Eduardo Florido

eflorido@diariodesevilla.es

Ventresca, Bernini y H2O

La amabilidad de la barbateña playa del Carmen frente al arisco centro de Sevilla

Cuando arribé a Barbate a mediodía, con el ansia de dar de comer a las impacientes infantes, temí lo peor al ver la cola en la Peña del Atún, un lunes de junio. El turismo de masas, vía internet, estaba tomando uno de los rincones de Andalucía a salvo de modas, de la pasión novelera por el atún, de la atractiva belleza de la costa entre Roche y Tarifa para miles de surferos y contempladores de ocasos únicos. Ojú, el bongó y la ventresca. Pero no, Barbate sigue siendo Barbate.

El día que volviendo de la playa de Los Bateles vi una cola de gente esperando que el famoso, con justicia, bar Los Hermanos abriera sus puertas decidí no volver a Conil en temporada alta. Y a veces es agradecido perderse el tesoro más brillante para encontrar el más oculto. Nos pasó a mi amigo Quique Martínez y a mí cuando emprendimos la iniciática aventura italiana. De Fiumicino a Termini y de ahí al sur en tren nocturno, sin reserva ni nada. Venecia y Florencia ya estaban tomadas hace 20 años por las colas y optamos por el Reino de las Dos Sicilias, con origen y final de la excursión en Roma. Nos perdimos los Museos Vaticanos por la imprevisión para la obligada reserva. Y descubrimos a cambio, en una imposible intimidad hoy día, la maravillosa Galería Borghese. El mármol de perfectas y academicistas líneas de Canova frente a la exuberancia y el sobrehumano cincel de Bernini. Apolo y Dafne ante nuestros ojos asombrados.

Volvía a mi mente el trajín del enamorado dios griego con la esquiva y vegetal ninfa mientras contemplaba África en la playa del Carmen. Nos habían recibido allí con la amabilidad de quien espera al veraneante fiel. "Dos vasos de agua, por favor, y ahora vemos qué tomamos". Todo agrado y afabilidad, sin colas, mientras el camarero nos recitaba el menú. Porque Barbate es algo más que el atún.

El contraste de esa amabilidad con mi última incursión por el centro histórico de Sevilla fue abismal. Junto a la plaza del Salvador un joven con poca vocación, quizás arrastrado a la hostelería a la fuerza, nos invitó a levantarnos de una mesa que nos llamaba a voces. "Os habéis sentado antes de la cuenta", nos espetó antes de inquirir si había camareros o era autoservicio. Abrían a las 12:00 y eran las 12:01. Nos fuimos. En la Encarnación encontré amabilidad, pero tuve que pedir tres veces el vaso de agua obligado tras una caminata estival con mis inquietas hijas. El agua no entra en la cuenta…
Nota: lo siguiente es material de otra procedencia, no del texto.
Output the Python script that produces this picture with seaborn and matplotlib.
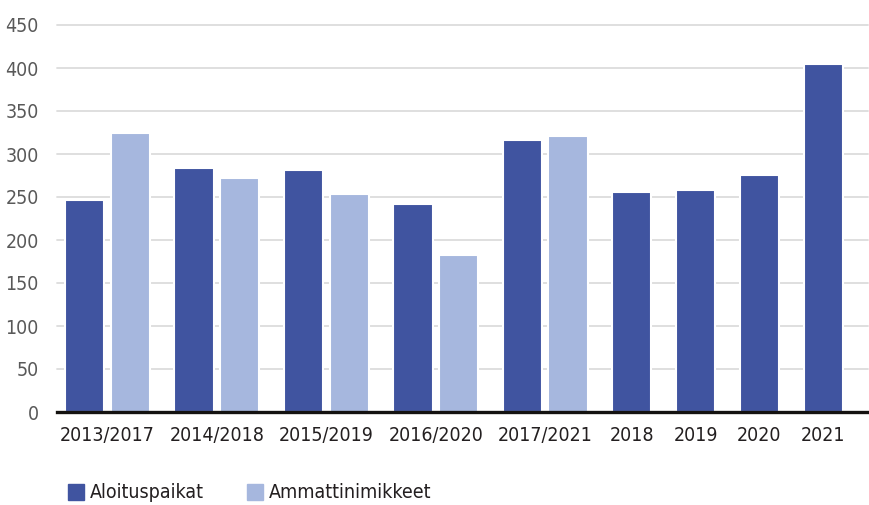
import pandas as pd
import matplotlib
matplotlib.use('Agg')
import matplotlib.pyplot as plt
import seaborn as sns

# Data
kategoriat = ['2013/2017', '2014/2018', '2015/2019', '2016/2020', '2017/2021',
              '2018', '2019', '2020', '2021']
aloituspaikat = [246, 284, 281, 242, 316, 256, 258, 276, 405]
ammattinimikkeet = [325, 272, 254, 183, 321, None, None, None, None]
sarjat = ['Aloituspaikat', 'Ammattinimikkeet']
varit = ['#4054A0', '#A6B7DE']

# Excel-like layout: each bar gets one slot, groups separated by an extra gap
group_gap = 0.4
rows = []
centers = []
cursor = 0.0
for kat, a, b in zip(kategoriat, aloituspaikat, ammattinimikkeet):
    vals = [(s, v) for s, v in zip(sarjat, [a, b]) if v is not None]
    pos = [cursor + 0.5 + i for i in range(len(vals))]
    for (s, v), p in zip(vals, pos):
        rows.append({'kategoria': kat, 'sarja': s, 'arvo': v, 'x': p})
    centers.append(sum(pos) / len(pos))
    cursor += len(vals) + group_gap
df = pd.DataFrame(rows)

sns.set_style('white')
plt.rcParams['font.family'] = ['DejaVu Sans']
plt.rcParams['font.stretch'] = 'condensed'

fig = plt.figure(figsize=(8.69, 5.05), dpi=100)
ax = fig.add_axes([57 / 869, 93 / 505, 811 / 869, 387 / 505])

sns.barplot(data=df, x='x', y='arvo', hue='sarja', hue_order=sarjat,
            palette=varit, saturation=1, native_scale=True, dodge=False, width=0.86,
            edgecolor='white', linewidth=1.5, ax=ax, zorder=3)

ax.set_ylim(0, 450)
ax.set_yticks(range(0, 451, 50))
ax.set_xlim(-0.107, 17.68)
ax.set_xticks(centers, kategoriat)
ax.yaxis.grid(True, color='#DCDCDC', linewidth=1.3, zorder=0)
for gl in ax.get_ygridlines():
    gl.set_clip_on(False)
ax.set_axisbelow(True)
for side in ['top', 'left', 'right']:
    ax.spines[side].set_visible(False)
ax.spines['bottom'].set_color('#141210')
ax.spines['bottom'].set_linewidth(2.4)
ax.spines['bottom'].set_zorder(5)
ax.tick_params(axis='y', length=0, pad=13, labelsize=14, labelcolor='#595959')
ax.tick_params(axis='x', length=0, pad=10, labelsize=14, labelcolor='#231F20')
ax.set_xlabel('')
ax.set_ylabel('')

ax.legend_.remove()
handles = [plt.Rectangle((0, 0), 1, 1, color=c) for c in varit]
fig.legend(handles, sarjat, loc='center left', bbox_to_anchor=(50 / 869, 12 / 505),
           ncol=2, frameon=False, fontsize=14, handlelength=0.85, handleheight=0.85,
           handletextpad=0.3, columnspacing=2.2, labelcolor='#231F20')

fig.savefig('out.png', dpi=100)
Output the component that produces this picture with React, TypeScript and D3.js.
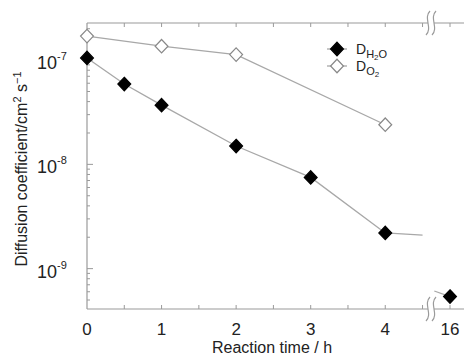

En el debate sobre el turismo suelo hacer la reflexión de que el problema es la respuesta que dé la ciudad a sus visitantes. Cuanto más masificada, más se mercantilizará, en un bucle sin fin que ya echó a los venecianos de la pionera Venecia. Sevilla, antes el pueblo grande y tranquilo junto al río, ahora es una gran y ansiosa urbe que mira al aeropuerto. Y en el cambio de la tiza por la comanda digitalizada uno recuerda que los romanos eran más simpáticos con los visitantes hace 20 años que ahora… Ay, playa del Carmen, cuánto durará tu eterna simpatía.